What is it - a couch or a sofa?

I’m sorry, but in my world, I sit on a couch, and a couch it will remain.

The words like sofa and soda hurt my ears. There’s an extra, unneeded syllable and just makes it sound goofy. I’ll stop there - You don’t want to listen to me complain, do you?

All right, what do you call it then, couch or sofa? (or perhaps, something else?)
Also, if possible, provide location (unless it comes up in the left column).

The words are interchangable. Like car and automobile.

It’s called a chesterfield and isn’t this a poll?

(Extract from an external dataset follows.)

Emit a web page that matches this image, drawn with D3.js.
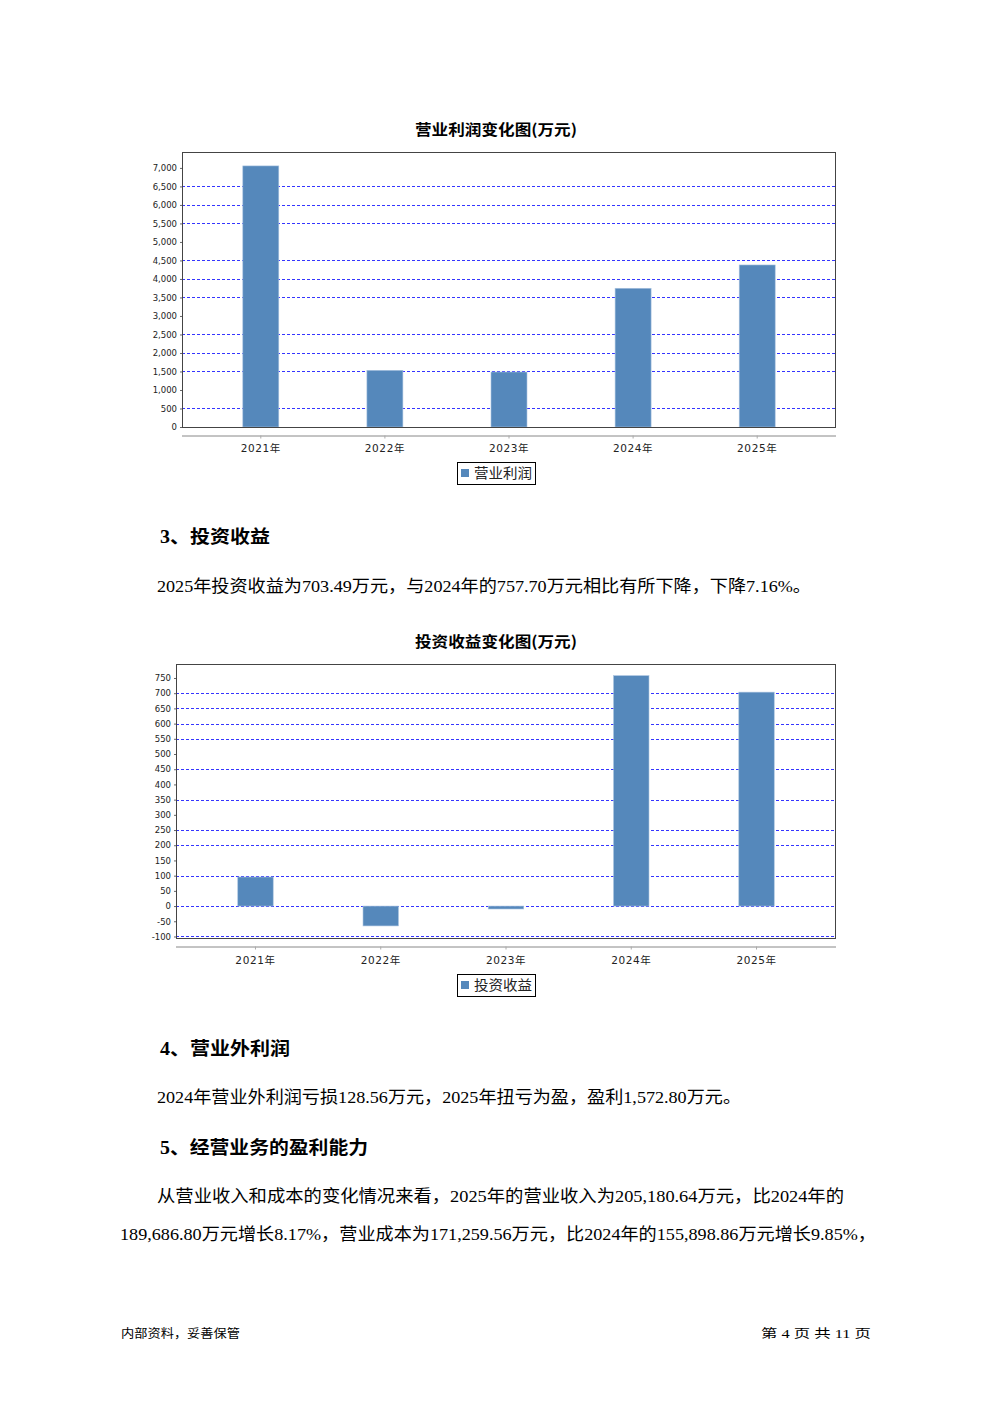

We call 'em a devan in these here parts…

However, growing up in the midwest we called the regular everyday seating apparatus the couch and the one reserved for company only the sofa. It was kept in the Room That No One Was Allowed To Go Into Except On Thanksgiving Or Funerals.

Some people call it a davenport.

Moderator’s Note: On the one hand, “sofa potato” just doesn’t have the same ring to it. On the other hand, if one of our well-known SDMB posters had to change his username to “Couch King”, he’d sound like a furniture salesman (probably one with really irritating locally-produced TV ads), and not like someone making a sly double entendre.

This thread, however, clearly belongs in IMHO, so off it goes.

It’s a couch. Specifically, it’s “The Comfy Couch.” Even more specifically, it’s this comfy couch. Down-stuffed cushions. Need I say more?

Sofa, the couch is simply divan.

But what about sectionals?

Also, isn’t chaise lounge French for chaise lounge?

Actually, chaise lounge is some kind of bastardization of chaise longue, but it sounds a lot better. My mother always spells it “longue” but pronounces it “lounge.”

I usually say “couch” but it’s interchangable with “sofa,” much like I usually say “car” but it’s interchangable with “stupid piece of mother****ing **- **** that always breaks down *********.”

I use both. My Dad always called it a couch, my Mom a sofa. So I will use either one that suits me at the time. I have not been able to identify any kind of reason I would use one over the other.

Since I’m a Canuck, I was brought up on “chesterfield”, but now use “couch” a lot. Oh the corrupting influence of YankeeTV!:rolleyes:

I usually call it a lounge (and it’s in a room, and I’m a lizard), or sometimes a couch, and i also call it a sof… Well hey! I call it all three things!!

On the other hand, a car is a car, never an automobile (see, I don’t think I can even spell the word).

It was often a devan growing up in Oklahoma, but when I moved to Texas nobody called it that. It’s usually a couch, or a loveseat if there’s only room for two on it.

Couch or sofa, interchangably. Bed, when it’s unfolded. Never lounge, divan, chesterfield (isn’t that a cigarette?) or other cearly improper (and probably communist) terms. This is from California, btw.

no mention sofa (sorry, terrible pun, but couldn’t resist) of the word Settee - is this a purely english term for the big, comfy chair-thing?

I always thought of a couch as being a long sofa (or was it the otherway around?)

I thought a Chesterfield was a coat. Or a jacket.

Hmm. I use the word interchangably, too. In fact, I can’t even come to a private consensus on which I use most often…

I’ve never heard one called a “chesterfield,” BTW. My grandmother always said “davenport.” She also called her purse a “pocketbook.”

Jess

My grandmother would never be caught dead with a purse or a pocketbook. Only a handbag would do.

I always said couch. (grew up in rural Southern Maryland)
Mrs. Spritle always said sofa. (Northern DC Suburbs)

I was brought up saying “settee”. Now I say “sofa”, occasionally reverting to “settee”. To us Brits, a divan is the kind of bed that’s covered with fabric and sometimes has drawers in the bottom; as opposed to a metal or wooden bedstead. I hate divan beds because they require the use of valances, which I find ugly.